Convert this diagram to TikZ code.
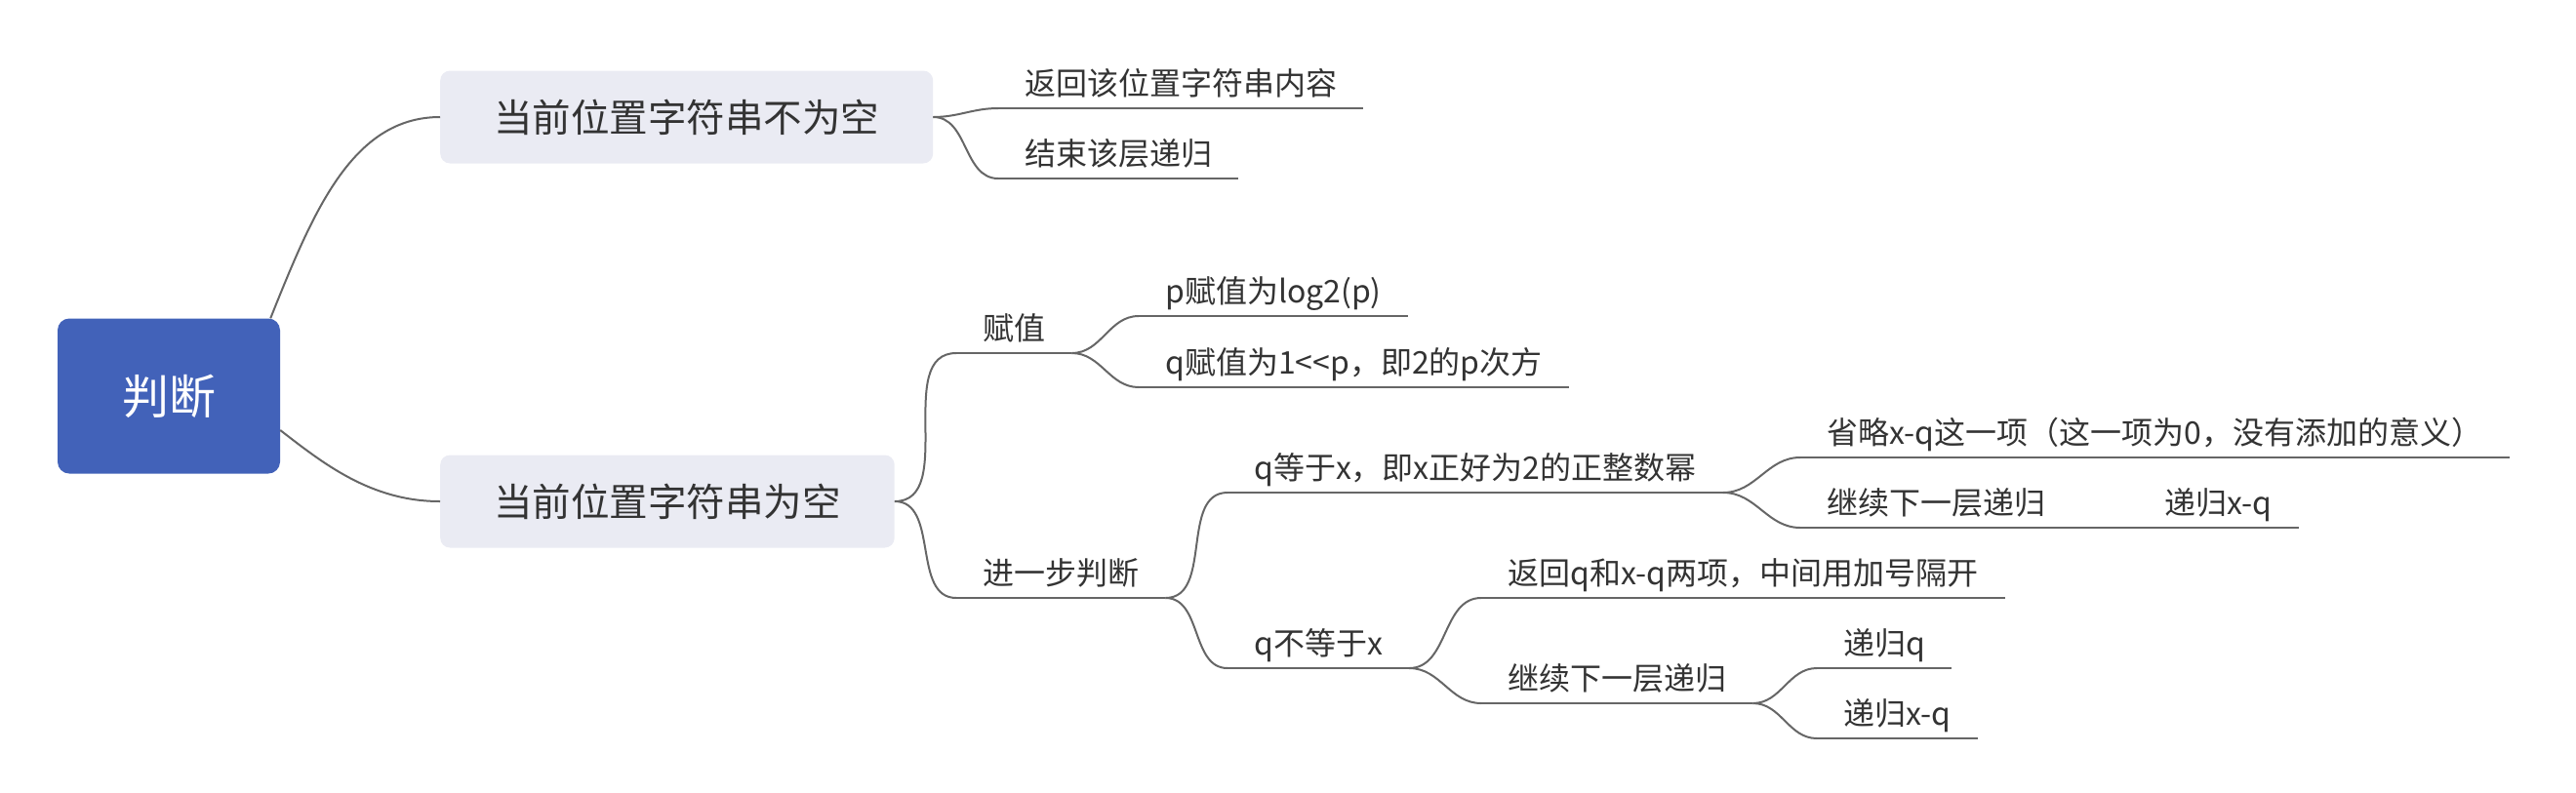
\documentclass[tikz,border=0pt]{standalone}
\usepackage{fontspec}
\setmainfont{Noto Sans CJK SC}
\definecolor{rootblue}{RGB}{66,98,185}
\definecolor{boxgray}{RGB}{234,235,243}
\definecolor{linegray}{RGB}{102,102,102}
\definecolor{textgray}{RGB}{51,51,51}

\begin{document}
\begin{tikzpicture}[x=1pt,y=-1pt,
  line/.style={draw=linegray,line width=2pt},
  rootbox/.style={fill=rootblue,rounded corners=12pt,text=white,minimum width=228pt,minimum height=159pt,font=\fontsize{48}{56}\selectfont},
  topic/.style={fill=boxgray,rounded corners=10pt,text=textgray,inner xsep=55pt,minimum height=95pt,anchor=west,font=\fontsize{39.5}{46}\selectfont},
  leaf/.style={anchor=south west,inner xsep=27pt,inner ysep=0pt,text height=26pt,text depth=13pt,text=textgray,font=\fontsize{32}{38}\selectfont}]

\useasboundingbox (0,0) rectangle (2640,812);

% centre and the two cases
\node[rootbox] (root) at (173,406) {判断};
\node[topic] (full) at (451,120) {当前位置字符串不为空};
\node[topic] (empty) at (451,514) {当前位置字符串为空};

% string not empty
\node[leaf] (ret) at (1023,111) {返回该位置字符串内容};
\node[leaf] (stop) at (1023,183) {结束该层递归};

% string empty
\node[leaf] (assign) at (980,362) {赋值};
\node[leaf] (further) at (980,613) {进一步判断};
\node[leaf] (passign) at (1167,324) {p赋值为log2(p)};
\node[leaf] (qassign) at (1167,397) {q赋值为1<\kern0pt<p，即2的p次方};
\node[leaf] (qeq) at (1258,505) {q等于x，即x正好为2的正整数幂};
\node[leaf] (qneq) at (1258,685) {q不等于x};
\node[leaf] (omit) at (1845,469) {省略x-q这一项（这一项为0，没有添加的意义）};
\node[leaf] (keepa) at (1845,541) {继续下一层递归};
\node[leaf] (keepax) at (2191,541) {递归x-q};
\node[leaf] (rettwo) at (1518,613) {返回q和x-q两项，中间用加号隔开};
\node[leaf] (keepb) at (1518,721) {继续下一层递归};
\node[leaf] (recq) at (1862,685) {递归q};
\node[leaf] (recxq) at (1862,757) {递归x-q};

% underlines
\foreach \n in {ret,stop,assign,further,passign,qassign,qeq,qneq,omit,rettwo,keepb,recq,recxq}
  \draw[line] (\n.south west) -- (\n.south east);
\draw[line] (keepa.south west) -- (keepax.south east);

% branches
\draw[line] ([xshift=-10pt]root.north east) .. controls +(43,-107) and +(-91,0) .. (full.west);
\draw[line] ([yshift=-35pt]root.east) .. controls +(44,34) and +(-71,0) .. (empty.west);
\draw[line] (full.east) to[out=0,in=180] (ret.south west);
\draw[line] (full.east) to[out=0,in=180] (stop.south west);
\draw[line] (empty.east) to[out=0,in=180] (assign.south west);
\draw[line] (empty.east) to[out=0,in=180] (further.south west);
\draw[line] (assign.south east) to[out=0,in=180] (passign.south west);
\draw[line] (assign.south east) to[out=0,in=180] (qassign.south west);
\draw[line] (further.south east) to[out=0,in=180] (qeq.south west);
\draw[line] (further.south east) to[out=0,in=180] (qneq.south west);
\draw[line] (qeq.south east) to[out=0,in=180] (omit.south west);
\draw[line] (qeq.south east) to[out=0,in=180] (keepa.south west);
\draw[line] (qneq.south east) to[out=0,in=180] (rettwo.south west);
\draw[line] (qneq.south east) to[out=0,in=180] (keepb.south west);
\draw[line] (keepb.south east) to[out=0,in=180] (recq.south west);
\draw[line] (keepb.south east) to[out=0,in=180] (recxq.south west);
\end{tikzpicture}
\end{document}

=== Your objective ===
Exactly restate the lines from the beginning of the data through the line with "(empty) at (451,514)", and no others, keeping pictures out.

=== Exercise output ===
Convert this diagram to TikZ code.
\documentclass[tikz,border=0pt]{standalone}
\usepackage{fontspec}
\setmainfont{Noto Sans CJK SC}
\definecolor{rootblue}{RGB}{66,98,185}
\definecolor{boxgray}{RGB}{234,235,243}
\definecolor{linegray}{RGB}{102,102,102}
\definecolor{textgray}{RGB}{51,51,51}

\begin{document}
\begin{tikzpicture}[x=1pt,y=-1pt,
  line/.style={draw=linegray,line width=2pt},
  rootbox/.style={fill=rootblue,rounded corners=12pt,text=white,minimum width=228pt,minimum height=159pt,font=\fontsize{48}{56}\selectfont},
  topic/.style={fill=boxgray,rounded corners=10pt,text=textgray,inner xsep=55pt,minimum height=95pt,anchor=west,font=\fontsize{39.5}{46}\selectfont},
  leaf/.style={anchor=south west,inner xsep=27pt,inner ysep=0pt,text height=26pt,text depth=13pt,text=textgray,font=\fontsize{32}{38}\selectfont}]

\useasboundingbox (0,0) rectangle (2640,812);

% centre and the two cases
\node[rootbox] (root) at (173,406) {判断};
\node[topic] (full) at (451,120) {当前位置字符串不为空};
\node[topic] (empty) at (451,514) {当前位置字符串为空};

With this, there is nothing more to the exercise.